> [COLLECTED MATERIAL]

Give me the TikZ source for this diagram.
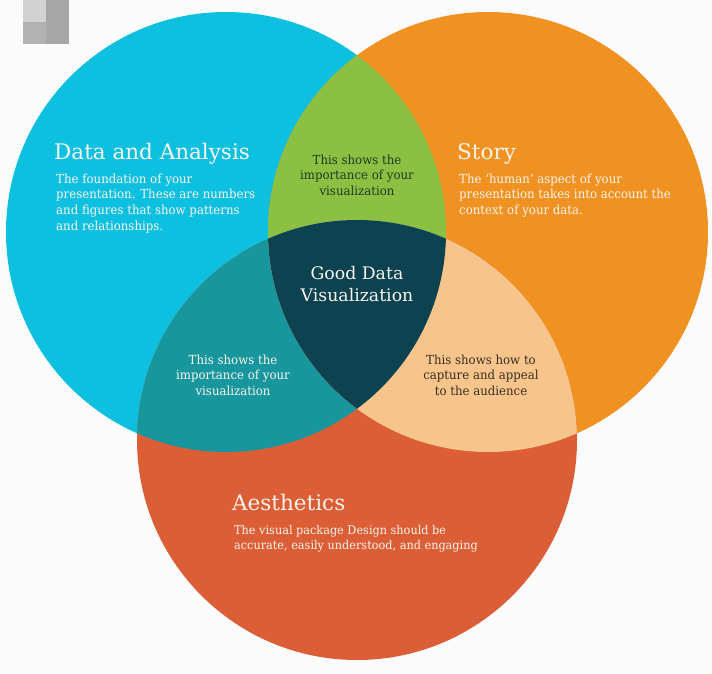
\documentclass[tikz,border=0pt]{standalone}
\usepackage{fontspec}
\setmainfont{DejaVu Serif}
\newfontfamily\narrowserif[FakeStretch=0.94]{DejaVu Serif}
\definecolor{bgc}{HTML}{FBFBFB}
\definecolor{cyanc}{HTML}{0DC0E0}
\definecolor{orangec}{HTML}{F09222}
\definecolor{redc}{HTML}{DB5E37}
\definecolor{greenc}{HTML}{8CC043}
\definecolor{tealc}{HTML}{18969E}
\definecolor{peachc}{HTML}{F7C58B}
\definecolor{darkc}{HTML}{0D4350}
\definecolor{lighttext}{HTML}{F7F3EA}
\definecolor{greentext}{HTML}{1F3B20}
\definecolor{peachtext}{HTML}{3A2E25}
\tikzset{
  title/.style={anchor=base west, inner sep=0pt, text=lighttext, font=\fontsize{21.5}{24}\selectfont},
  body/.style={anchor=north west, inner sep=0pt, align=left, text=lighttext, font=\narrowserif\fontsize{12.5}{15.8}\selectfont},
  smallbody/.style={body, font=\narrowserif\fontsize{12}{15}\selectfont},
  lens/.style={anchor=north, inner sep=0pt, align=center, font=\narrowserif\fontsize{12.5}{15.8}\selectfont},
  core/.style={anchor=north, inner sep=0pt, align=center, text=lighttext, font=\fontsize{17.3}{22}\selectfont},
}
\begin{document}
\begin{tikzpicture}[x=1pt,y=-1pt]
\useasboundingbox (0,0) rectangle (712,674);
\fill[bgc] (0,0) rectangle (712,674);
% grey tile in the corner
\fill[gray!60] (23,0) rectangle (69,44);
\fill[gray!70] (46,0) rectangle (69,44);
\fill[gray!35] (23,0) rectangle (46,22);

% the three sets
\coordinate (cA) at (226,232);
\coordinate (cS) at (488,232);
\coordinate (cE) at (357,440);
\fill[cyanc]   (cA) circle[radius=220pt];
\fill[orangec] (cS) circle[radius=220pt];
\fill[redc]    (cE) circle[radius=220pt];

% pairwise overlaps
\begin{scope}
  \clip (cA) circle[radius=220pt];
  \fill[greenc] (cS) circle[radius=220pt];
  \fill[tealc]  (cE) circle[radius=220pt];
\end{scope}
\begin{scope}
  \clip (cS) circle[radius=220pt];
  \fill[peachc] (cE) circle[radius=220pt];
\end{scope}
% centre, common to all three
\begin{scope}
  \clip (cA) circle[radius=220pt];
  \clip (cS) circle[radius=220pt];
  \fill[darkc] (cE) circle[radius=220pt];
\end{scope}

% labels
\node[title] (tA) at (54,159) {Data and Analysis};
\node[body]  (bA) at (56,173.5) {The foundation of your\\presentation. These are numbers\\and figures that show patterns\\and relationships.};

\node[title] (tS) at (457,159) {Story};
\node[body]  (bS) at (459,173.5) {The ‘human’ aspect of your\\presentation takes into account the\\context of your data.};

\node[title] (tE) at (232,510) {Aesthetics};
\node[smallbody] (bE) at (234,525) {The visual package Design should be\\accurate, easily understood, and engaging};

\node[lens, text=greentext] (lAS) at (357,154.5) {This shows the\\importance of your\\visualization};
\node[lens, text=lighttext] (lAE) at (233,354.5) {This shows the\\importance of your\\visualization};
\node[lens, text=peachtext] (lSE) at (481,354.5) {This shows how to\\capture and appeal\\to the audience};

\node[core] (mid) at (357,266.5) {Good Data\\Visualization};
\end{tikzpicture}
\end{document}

> [DIRECTIONS] Without including any pictures, reproduce the listing exactly.

> [FINAL RESULT]
Give me the TikZ source for this diagram.
\documentclass[tikz,border=0pt]{standalone}
\usepackage{fontspec}
\setmainfont{DejaVu Serif}
\newfontfamily\narrowserif[FakeStretch=0.94]{DejaVu Serif}
\definecolor{bgc}{HTML}{FBFBFB}
\definecolor{cyanc}{HTML}{0DC0E0}
\definecolor{orangec}{HTML}{F09222}
\definecolor{redc}{HTML}{DB5E37}
\definecolor{greenc}{HTML}{8CC043}
\definecolor{tealc}{HTML}{18969E}
\definecolor{peachc}{HTML}{F7C58B}
\definecolor{darkc}{HTML}{0D4350}
\definecolor{lighttext}{HTML}{F7F3EA}
\definecolor{greentext}{HTML}{1F3B20}
\definecolor{peachtext}{HTML}{3A2E25}
\tikzset{
  title/.style={anchor=base west, inner sep=0pt, text=lighttext, font=\fontsize{21.5}{24}\selectfont},
  body/.style={anchor=north west, inner sep=0pt, align=left, text=lighttext, font=\narrowserif\fontsize{12.5}{15.8}\selectfont},
  smallbody/.style={body, font=\narrowserif\fontsize{12}{15}\selectfont},
  lens/.style={anchor=north, inner sep=0pt, align=center, font=\narrowserif\fontsize{12.5}{15.8}\selectfont},
  core/.style={anchor=north, inner sep=0pt, align=center, text=lighttext, font=\fontsize{17.3}{22}\selectfont},
}
\begin{document}
\begin{tikzpicture}[x=1pt,y=-1pt]
\useasboundingbox (0,0) rectangle (712,674);
\fill[bgc] (0,0) rectangle (712,674);
% grey tile in the corner
\fill[gray!60] (23,0) rectangle (69,44);
\fill[gray!70] (46,0) rectangle (69,44);
\fill[gray!35] (23,0) rectangle (46,22);

% the three sets
\coordinate (cA) at (226,232);
\coordinate (cS) at (488,232);
\coordinate (cE) at (357,440);
\fill[cyanc]   (cA) circle[radius=220pt];
\fill[orangec] (cS) circle[radius=220pt];
\fill[redc]    (cE) circle[radius=220pt];

% pairwise overlaps
\begin{scope}
  \clip (cA) circle[radius=220pt];
  \fill[greenc] (cS) circle[radius=220pt];
  \fill[tealc]  (cE) circle[radius=220pt];
\end{scope}
\begin{scope}
  \clip (cS) circle[radius=220pt];
  \fill[peachc] (cE) circle[radius=220pt];
\end{scope}
% centre, common to all three
\begin{scope}
  \clip (cA) circle[radius=220pt];
  \clip (cS) circle[radius=220pt];
  \fill[darkc] (cE) circle[radius=220pt];
\end{scope}

% labels
\node[title] (tA) at (54,159) {Data and Analysis};
\node[body]  (bA) at (56,173.5) {The foundation of your\\presentation. These are numbers\\and figures that show patterns\\and relationships.};

\node[title] (tS) at (457,159) {Story};
\node[body]  (bS) at (459,173.5) {The ‘human’ aspect of your\\presentation takes into account the\\context of your data.};

\node[title] (tE) at (232,510) {Aesthetics};
\node[smallbody] (bE) at (234,525) {The visual package Design should be\\accurate, easily understood, and engaging};

\node[lens, text=greentext] (lAS) at (357,154.5) {This shows the\\importance of your\\visualization};
\node[lens, text=lighttext] (lAE) at (233,354.5) {This shows the\\importance of your\\visualization};
\node[lens, text=peachtext] (lSE) at (481,354.5) {This shows how to\\capture and appeal\\to the audience};

\node[core] (mid) at (357,266.5) {Good Data\\Visualization};
\end{tikzpicture}
\end{document}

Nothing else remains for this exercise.